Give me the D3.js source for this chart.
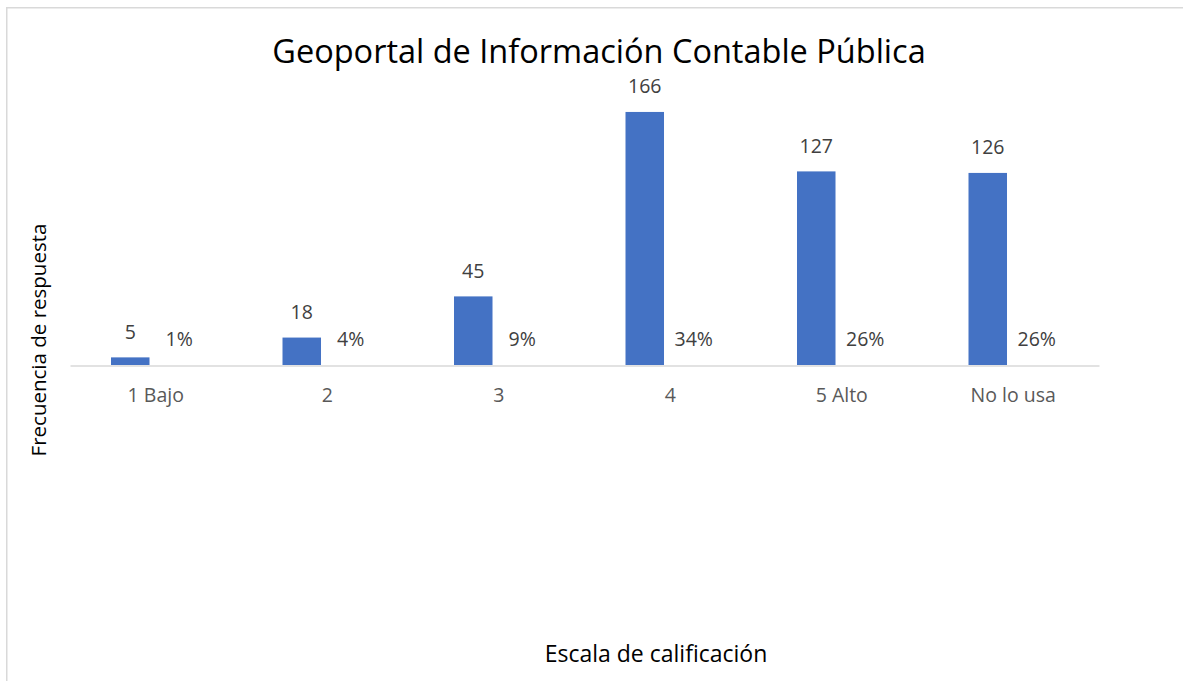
<!DOCTYPE html>
<html>
<head>
<meta charset="utf-8">
<script src="https://cdn.jsdelivr.net/npm/d3@7"></script>
<style>
  html, body { margin: 0; padding: 0; background: #fff; }
  svg { display: block; }
  text { font-family: "Open Sans", Lato, sans-serif; }
</style>
</head>
<body>
<svg id="chart" width="1183" height="681"></svg>
<script>
const categories = ["1 Bajo", "2", "3", "4", "5 Alto", "No lo usa"];
const frequencies = [5, 18, 45, 166, 127, 126];
const percentages = [0.01, 0.04, 0.09, 0.34, 0.26, 0.26];
const seriesNames = ["Frecuencia", "Porcentaje"];
const titleText = "Geoportal de Información Contable Pública";
const xTitle = "Escala de calificación";
const yTitle = "Frecuencia de respuesta";

const svg = d3.select("#chart");
const W = 1183, H = 681;

// outer frame
svg.append("rect")
  .attr("x", 6.75).attr("y", 7.75)
  .attr("width", W + 20).attr("height", H + 20)
  .attr("fill", "#fff").attr("stroke", "#d9d9d9").attr("stroke-width", 1.5);

const plot = { left: 70, right: 1099, top: 90, bottom: 365 };

const x0 = d3.scaleBand().domain(categories).range([plot.left, plot.right]).paddingInner(0).paddingOuter(0);
const bw = x0.bandwidth();
const x1 = d3.scaleBand().domain(seriesNames)
  .range([bw / 2 - 44.75, bw / 2 + 44.75]).paddingInner(0.245).paddingOuter(0);
const y = d3.scaleLinear().domain([0, 180.4]).range([plot.bottom, plot.top]);

const data = categories.map((c, i) => ({ cat: c, freq: frequencies[i], pct: percentages[i] }));

// bars: frequency
svg.append("g").selectAll("rect").data(data).join("rect")
  .attr("x", d => x0(d.cat) + x1("Frecuencia"))
  .attr("y", d => y(d.freq))
  .attr("width", x1.bandwidth())
  .attr("height", d => y(0) - y(d.freq))
  .attr("fill", "#4472c4");

// x axis line
const xAxis = d3.axisBottom(x0).tickSize(0).tickPadding(23);
const gx = svg.append("g").attr("transform", `translate(0,${plot.bottom + 0.5})`).call(xAxis);
gx.select(".domain").attr("stroke", "#d9d9d9").attr("stroke-width", 1.3);
gx.selectAll(".tick text")
  .attr("font-family", "'Open Sans', Lato, sans-serif")
  .attr("font-size", 19.5).attr("fill", "#595959").attr("dy", "0.71em");

// data labels: frequency
svg.append("g").selectAll("text").data(data).join("text")
  .attr("x", d => x0(d.cat) + x1("Frecuencia") + x1.bandwidth() / 2)
  .attr("y", d => y(d.freq) - 18.5)
  .attr("text-anchor", "middle")
  .attr("font-size", 19.5).attr("fill", "#404040")
  .text(d => d3.format("d")(d.freq));

// data labels: percentage series (bars of near-zero height on the same axis)
svg.append("g").selectAll("text").data(data).join("text")
  .attr("x", d => x0(d.cat) + x1("Porcentaje") + x1.bandwidth() / 2 - 2)
  .attr("y", d => y(d.pct) - 18.5)
  .attr("text-anchor", "middle")
  .attr("font-size", 19.5).attr("fill", "#404040")
  .text(d => d3.format(".0%")(d.pct));

// title
svg.append("text")
  .attr("x", 599).attr("y", 63)
  .attr("text-anchor", "middle")
  .attr("font-size", 32.5).attr("fill", "#000")
  .text(titleText);

// axis titles
svg.append("text")
  .attr("x", 656).attr("y", 662)
  .attr("text-anchor", "middle")
  .attr("font-size", 23).attr("fill", "#000")
  .text(xTitle);

svg.append("text")
  .attr("transform", "translate(46,340) rotate(-90)")
  .attr("text-anchor", "middle")
  .attr("font-size", 20.5).attr("fill", "#000")
  .text(yTitle);
</script>
</body>
</html>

***

=== Exercise instructions ===
Repeat the material above in full and exactly, apart from the pictures.

=== Solution to this exercise ===
Give me the D3.js source for this chart.
<!DOCTYPE html>
<html>
<head>
<meta charset="utf-8">
<script src="https://cdn.jsdelivr.net/npm/d3@7"></script>
<style>
  html, body { margin: 0; padding: 0; background: #fff; }
  svg { display: block; }
  text { font-family: "Open Sans", Lato, sans-serif; }
</style>
</head>
<body>
<svg id="chart" width="1183" height="681"></svg>
<script>
const categories = ["1 Bajo", "2", "3", "4", "5 Alto", "No lo usa"];
const frequencies = [5, 18, 45, 166, 127, 126];
const percentages = [0.01, 0.04, 0.09, 0.34, 0.26, 0.26];
const seriesNames = ["Frecuencia", "Porcentaje"];
const titleText = "Geoportal de Información Contable Pública";
const xTitle = "Escala de calificación";
const yTitle = "Frecuencia de respuesta";

const svg = d3.select("#chart");
const W = 1183, H = 681;

// outer frame
svg.append("rect")
  .attr("x", 6.75).attr("y", 7.75)
  .attr("width", W + 20).attr("height", H + 20)
  .attr("fill", "#fff").attr("stroke", "#d9d9d9").attr("stroke-width", 1.5);

const plot = { left: 70, right: 1099, top: 90, bottom: 365 };

const x0 = d3.scaleBand().domain(categories).range([plot.left, plot.right]).paddingInner(0).paddingOuter(0);
const bw = x0.bandwidth();
const x1 = d3.scaleBand().domain(seriesNames)
  .range([bw / 2 - 44.75, bw / 2 + 44.75]).paddingInner(0.245).paddingOuter(0);
const y = d3.scaleLinear().domain([0, 180.4]).range([plot.bottom, plot.top]);

const data = categories.map((c, i) => ({ cat: c, freq: frequencies[i], pct: percentages[i] }));

// bars: frequency
svg.append("g").selectAll("rect").data(data).join("rect")
  .attr("x", d => x0(d.cat) + x1("Frecuencia"))
  .attr("y", d => y(d.freq))
  .attr("width", x1.bandwidth())
  .attr("height", d => y(0) - y(d.freq))
  .attr("fill", "#4472c4");

// x axis line
const xAxis = d3.axisBottom(x0).tickSize(0).tickPadding(23);
const gx = svg.append("g").attr("transform", `translate(0,${plot.bottom + 0.5})`).call(xAxis);
gx.select(".domain").attr("stroke", "#d9d9d9").attr("stroke-width", 1.3);
gx.selectAll(".tick text")
  .attr("font-family", "'Open Sans', Lato, sans-serif")
  .attr("font-size", 19.5).attr("fill", "#595959").attr("dy", "0.71em");

// data labels: frequency
svg.append("g").selectAll("text").data(data).join("text")
  .attr("x", d => x0(d.cat) + x1("Frecuencia") + x1.bandwidth() / 2)
  .attr("y", d => y(d.freq) - 18.5)
  .attr("text-anchor", "middle")
  .attr("font-size", 19.5).attr("fill", "#404040")
  .text(d => d3.format("d")(d.freq));

// data labels: percentage series (bars of near-zero height on the same axis)
svg.append("g").selectAll("text").data(data).join("text")
  .attr("x", d => x0(d.cat) + x1("Porcentaje") + x1.bandwidth() / 2 - 2)
  .attr("y", d => y(d.pct) - 18.5)
  .attr("text-anchor", "middle")
  .attr("font-size", 19.5).attr("fill", "#404040")
  .text(d => d3.format(".0%")(d.pct));

// title
svg.append("text")
  .attr("x", 599).attr("y", 63)
  .attr("text-anchor", "middle")
  .attr("font-size", 32.5).attr("fill", "#000")
  .text(titleText);

// axis titles
svg.append("text")
  .attr("x", 656).attr("y", 662)
  .attr("text-anchor", "middle")
  .attr("font-size", 23).attr("fill", "#000")
  .text(xTitle);

svg.append("text")
  .attr("transform", "translate(46,340) rotate(-90)")
  .attr("text-anchor", "middle")
  .attr("font-size", 20.5).attr("fill", "#000")
  .text(yTitle);
</script>
</body>
</html>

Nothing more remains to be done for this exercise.